With business travel caught between a fading pandemic crisis and an uncertain return, we look for clues to the future
Open up any newspaper, magazine or travel website these days and you will find no shortage of studies showing just how eager business travelers are to get back on the road. There are companies to rebuild, connections to re-bridge and a level of confidence to rediscover – but all that still lies ahead. For now, we find ourselves in a murky transition, knowing the new normal will be different but not quite sure how.

As planes fill up now, including occupying middle seats and serving passengers drinks, and as hotels and resorts are ratcheting up rates to meet rising occupancies, we look at what’s in store for travel in the coming weeks, months and even years.

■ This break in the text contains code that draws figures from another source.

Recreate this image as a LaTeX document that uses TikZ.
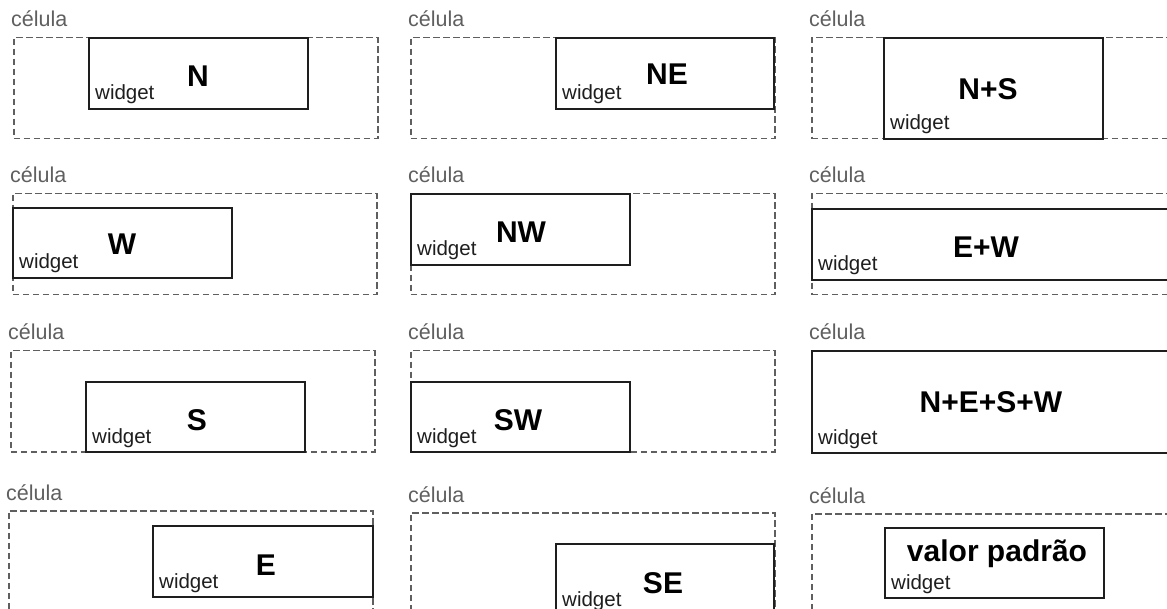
\documentclass[tikz,border=0pt]{standalone}
\usepackage{fontspec}
\setmainfont{Liberation Sans}
\usepackage{tikz}
\usetikzlibrary{positioning}
\definecolor{mygray}{RGB}{95,95,95}
\definecolor{mydark}{RGB}{30,30,30}

\begin{document}
\begin{tikzpicture}[x=1pt,y=-1pt,
  cell/.style={draw=mygray, line width=1.5pt, dash pattern=on 6.5pt off 3.5pt, anchor=north west, inner sep=0pt, minimum width=364pt, minimum height=101pt},
  wbox/.style={draw=mydark, line width=2pt, fill=white, anchor=north west, inner sep=0pt, minimum width=219pt, minimum height=71pt},
  ctext/.style={anchor=base west, text=mygray, font=\fontsize{21.5}{21.5}\selectfont, inner sep=0pt},
  wtext/.style={anchor=base west, text=mydark, font=\fontsize{20.5}{20.5}\selectfont, inner sep=0pt},
  big/.style={anchor=base, font=\fontsize{30}{30}\selectfont\bfseries, inner sep=0pt}]
  \clip (0,0) rectangle (1167,609);

  % cells
  \node[cell] (c1) at (13,37) {};
  \node[cell] (c2) at (410,37) {};
  \node[cell, minimum width=380pt] (c3) at (811,37) {};
  \node[cell] (c4) at (12,193) {};
  \node[cell] (c5) at (410,193) {};
  \node[cell, minimum width=380pt] (c6) at (811,193) {};
  \node[cell] (c7) at (10,350) {};
  \node[cell] (c8) at (410,350) {};
  \node[cell, minimum width=380pt] (c9) at (811,350) {};
  \node[cell, minimum height=120pt] (c10) at (8,510) {};
  \node[cell, minimum height=120pt] (c11) at (410,512) {};
  \node[cell, minimum width=380pt, minimum height=120pt] (c12) at (811,513) {};
  \foreach \i in {1,...,12}
    \node[ctext] (k\i) at ([xshift=-2pt,yshift=10pt]c\i.north west) {célula};

  % widgets
  \node[wbox] (w1) at (88,37) {};
  \node[wbox, minimum width=218pt] (w2) at (555,37) {};
  \node[wbox, minimum height=101pt] (w3) at (883,37) {};
  \node[wbox, minimum height=70pt] (w4) at (12,207) {};
  \node[wbox] (w5) at (410,193) {};
  \node[wbox, minimum width=380pt] (w6) at (811,208) {};
  \node[wbox, minimum height=70pt] (w7) at (85,381) {};
  \node[wbox, minimum height=70pt] (w8) at (410,381) {};
  \node[wbox, minimum width=380pt, minimum height=102pt] (w9) at (811,350) {};
  \node[wbox, minimum width=220pt] (w10) at (152,525) {};
  \node[wbox, minimum width=218pt] (w11) at (555,543) {};
  \node[wbox, minimum height=70pt] (w12) at (884,527) {};
  \foreach \i in {1,...,12}
    \node[wtext] (l\i) at ([xshift=7pt,yshift=10pt]w\i.south west) {widget};

  % alignment names
  \node[big] (t1) at (198,87) {N};
  \node[big] (t2) at (667,85) {NE};
  \node[big] (t3) at (988,100) {N+S};
  \node[big] (t4) at (122,255) {W};
  \node[big] (t5) at (521,243) {NW};
  \node[big] (t6) at (986,258) {E+W};
  \node[big] (t7) at (197,430) {S};
  \node[big] (t8) at (518,430) {SW};
  \node[big] (t9) at (991,412) {N+E+S+W};
  \node[big] (t10) at (266,575) {E};
  \node[big] (t11) at (663,593) {SE};
  \node[big] (t12) at (997,561) {valor padrão};
\end{tikzpicture}
\end{document}
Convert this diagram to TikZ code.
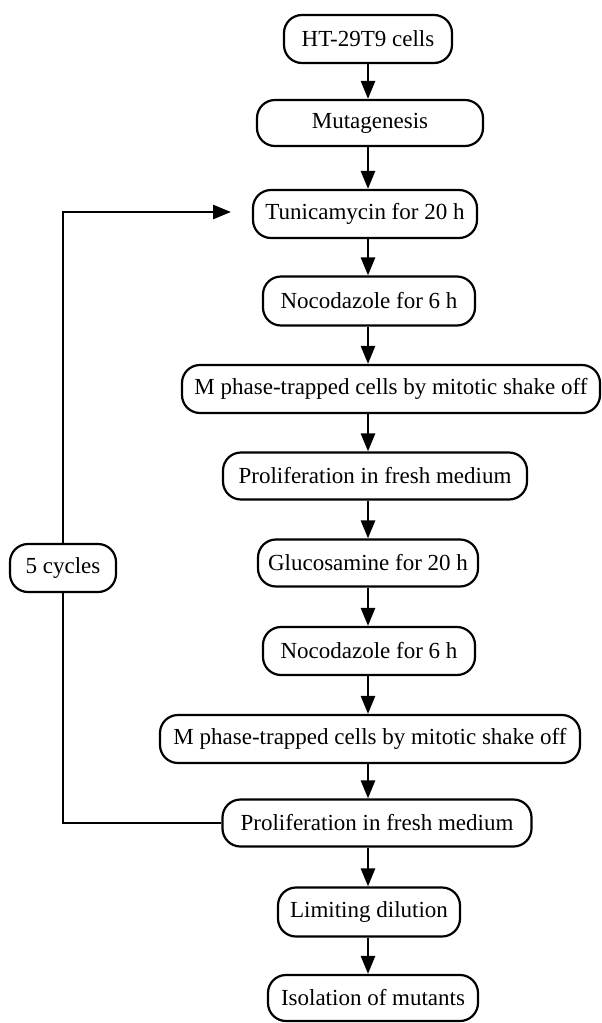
\documentclass[tikz,border=0pt]{standalone}
\usepackage{fontspec}
\setmainfont{Liberation Serif}
\usetikzlibrary{arrows.meta}
\begin{document}
\begin{tikzpicture}[x=1pt,y=-1pt,
  stepbox/.style={draw,line width=2.2pt,rounded corners=18pt,inner sep=0pt,
    font=\fontsize{23}{26}\selectfont,anchor=center},
  arr/.style={line width=2.7pt,-{Triangle[length=18pt,width=14pt]}},
  ln/.style={line width=2.5pt}]
\useasboundingbox (0,0) rectangle (602,1023);
\node[stepbox,minimum width=168pt,minimum height=48pt] (b1) at (368,39) {HT-29T9 cells};
\node[stepbox,minimum width=226pt,minimum height=46pt] (b2) at (370,123) {Mutagenesis};
\node[stepbox,minimum width=224pt,minimum height=48pt] (b3) at (365,214) {Tunicamycin for 20 h};
\node[stepbox,minimum width=212pt,minimum height=49pt] (b4) at (369,301) {Nocodazole for 6 h};
\node[stepbox,minimum width=418pt,minimum height=48pt] (b5) at (391,389) {M phase-trapped cells by mitotic shake off};
\node[stepbox,minimum width=304pt,minimum height=47pt] (b6) at (375,476) {Proliferation in fresh medium};
\node[stepbox,minimum width=220pt,minimum height=47pt] (b7) at (368,563) {Glucosamine for 20 h};
\node[stepbox,minimum width=212pt,minimum height=48pt] (b8) at (369,651) {Nocodazole for 6 h};
\node[stepbox,minimum width=420pt,minimum height=48pt] (b9) at (370,739) {M phase-trapped cells by mitotic shake off};
\node[stepbox,minimum width=309pt,minimum height=47pt] (b10) at (377,823) {Proliferation in fresh medium};
\node[stepbox,minimum width=182pt,minimum height=49pt] (b11) at (369,912) {Limiting dilution};
\node[stepbox,minimum width=210pt,minimum height=46pt] (b12) at (373,998) {Isolation of mutants};
\node[stepbox,minimum width=106pt,minimum height=48pt] (cyc) at (63,568) {5 cycles};
\coordinate (ax) at (368,0);
\coordinate (lb) at (63,823);
\coordinate (lt) at (63,212);
\coordinate (tip) at (231,212);
\foreach \a/\b in {b1/b2,b2/b3,b3/b4,b4/b5,b5/b6,b6/b7,b7/b8,b8/b9,b9/b10,b10/b11,b11/b12}
  \draw[arr] (\a.south -| ax) -- (\b.north -| ax);
\draw[ln] (b10.west) -- (lb) -- (cyc.south);
\draw[arr] (cyc.north) -- (lt) -- (tip);
\end{tikzpicture}
\end{document}
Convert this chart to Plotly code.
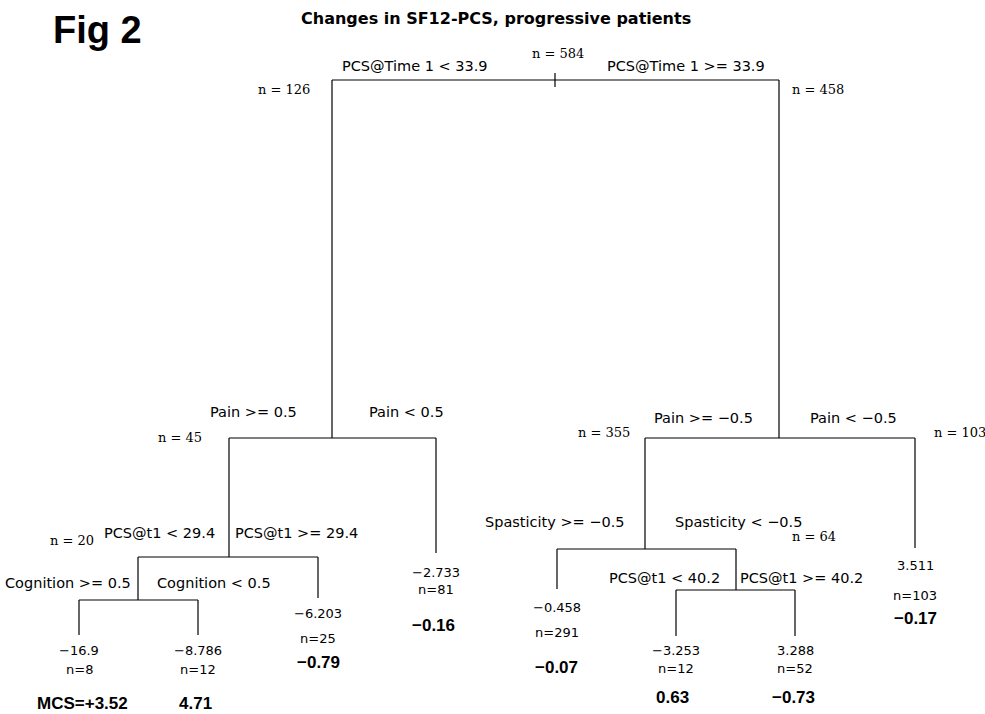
import plotly.graph_objects as go

# ---------------- data ----------------
node_id     = [1, 2, 3, 4, 5, 6, 7, 8, 9, 12, 13, 16, 17, 26, 27]
node_parent = [0, 1, 1, 2, 2, 3, 3, 4, 4, 6, 6, 8, 8, 13, 13]
node_n      = [584, 126, 458, 45, 81, 355, 103, 20, 25, 291, 64, 8, 12, 12, 52]

split_node  = [1, 2, 3, 4, 6, 8, 13]
split_left  = ["PCS@Time 1 < 33.9", "Pain >= 0.5", "Pain >= \u22120.5", "PCS@t1 < 29.4",
               "Spasticity >= \u22120.5", "Cognition >= 0.5", "PCS@t1 < 40.2"]
split_right = ["PCS@Time 1 >= 33.9", "Pain < 0.5", "Pain < \u22120.5", "PCS@t1 >= 29.4",
               "Spasticity < \u22120.5", "Cognition < 0.5", "PCS@t1 >= 40.2"]

leaf_node   = [5, 7, 9, 12, 16, 17, 26, 27]
leaf_value  = ["\u22122.733", "3.511", "\u22126.203", "\u22120.458", "\u221216.9", "\u22128.786", "\u22123.253", "3.288"]
leaf_mcs    = ["\u22120.16", "\u22120.17", "\u22120.79", "\u22120.07", "MCS=+3.52", "4.71", "0.63", "\u22120.73"]

title_text = "Changes in SF12-PCS, progressive patients"
fig_label = "Fig 2"

# ---------------- layout (positions / styles) ----------------
node_x = [555, 332, 779, 229, 436, 645, 915, 138, 318, 557, 736, 79, 198, 676, 795]
node_y = [80, 438, 438, 557, 553, 549, 548, 600, 598, 589, 590, 635, 635, 636, 636]

split_left_end    = [490, 299, 755, 217, 627, 133, 722]
split_right_start = [605, 367, 808, 233, 673, 155, 738]
split_label_y     = [66, 412, 418, 533, 522, 583, 578]

nlabel_node = [1, 2, 3, 4, 6, 7, 8, 13]
nlabel_x    = [558, 284, 818, 180, 604, 960, 72, 814]
nlabel_y    = [53, 89, 89, 437, 432, 432, 540, 536]

leaf_val_dy  = [19, 17, 15, 18, 15, 15, 14, 14]
leaf_n_dy    = [36, 47, 40, 43, 34, 34, 32, 32]
leaf_mcs_dy  = [72, 70, 64, 78, 68, 68, 61, 61]
leaf_mcs_dx  = [-3, 0, 0, -1, 3, -3, -4, -2]

W, H = 985, 714
LINE = dict(color="black", width=1.2)
SANS = "DejaVu Sans, Verdana, sans-serif"
SERIF = "DejaVu Serif, serif"
BOLD = "Liberation Sans, Arial, sans-serif"

pos = {nid: (x, y) for nid, x, y in zip(node_id, node_x, node_y)}
nn = {nid: n for nid, n in zip(node_id, node_n)}

xs, ys = [], []
for nid, par in zip(node_id, node_parent):
    if par == 0:
        continue
    px, py = pos[par]
    x, y = pos[nid]
    xs += [x, x, None]
    ys += [py, y, None]
for nid in split_node:
    kids = [pos[c][0] for c, p in zip(node_id, node_parent) if p == nid]
    y = pos[nid][1]
    xs += [min(kids), max(kids), None]
    ys += [y, y, None]
rx, ry = pos[1]
xs += [rx, rx, None]
ys += [ry - 7, ry + 7, None]

fig = go.Figure()
fig.add_trace(go.Scatter(x=xs, y=ys, mode="lines", line=LINE, hoverinfo="skip", showlegend=False))

ann = []
def txt(x, y, s, size, family=SANS, bold=False, xanchor="center"):
    ann.append(dict(x=x, y=y, xref="x", yref="y", text=("<b>%s</b>" % s) if bold else s,
                    showarrow=False, xanchor=xanchor, yanchor="middle",
                    font=dict(family=family, size=size, color="black")))

for nid, l, r, le, rs, y in zip(split_node, split_left, split_right, split_left_end, split_right_start, split_label_y):
    txt(le, y, l, 14.5, xanchor="right")
    txt(rs, y, r, 14.5, xanchor="left")

for nid, x, y in zip(nlabel_node, nlabel_x, nlabel_y):
    txt(x, y, "n = %d" % nn[nid], 13, family=SERIF)

for nid, v, m, dv, dn, dm, dx in zip(leaf_node, leaf_value, leaf_mcs, leaf_val_dy, leaf_n_dy, leaf_mcs_dy, leaf_mcs_dx):
    x, y = pos[nid]
    txt(x, y + dv, v, 13)
    txt(x, y + dn, "n=%d" % nn[nid], 13)
    txt(x + dx, y + dm, m, 17, family=BOLD, bold=True)

txt(496, 18, title_text, 16, family="DejaVu Sans, sans-serif", bold=True)
txt(97, 30, fig_label, 38, family=BOLD, bold=True)

fig.update_layout(
    width=W, height=H,
    margin=dict(l=0, r=0, t=0, b=0),
    paper_bgcolor="white", plot_bgcolor="white",
    xaxis=dict(range=[0, W], visible=False, fixedrange=True),
    yaxis=dict(range=[H, 0], visible=False, fixedrange=True),
    annotations=ann,
    showlegend=False,
)
fig.write_html("out.html", config={"displayModeBar": False},
               post_script="document.body.style.margin='0';document.body.style.padding='0';document.body.style.overflow='hidden';")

So far the news has been good. Domestic flights are nearly 77 percent full, on average, according to trade group Airlines for America. Carriers are ramping up flights and routes, and international travel, however tentative, is set to get a big boost from the European Union as borders open up, one by one, mostly to vaccinated travelers.

“Pre-pandemic, the issue was overcrowding at airports that were operating over their planned capacity,” says Michael Taylor, travel intelligence lead at J.D. Power. “Airlines had done a fantastic job maximizing the load on flights, which is key to profitability. No flier likes a packed aircraft, but that’s not the way to operate a financially successful airline,” Taylor explains.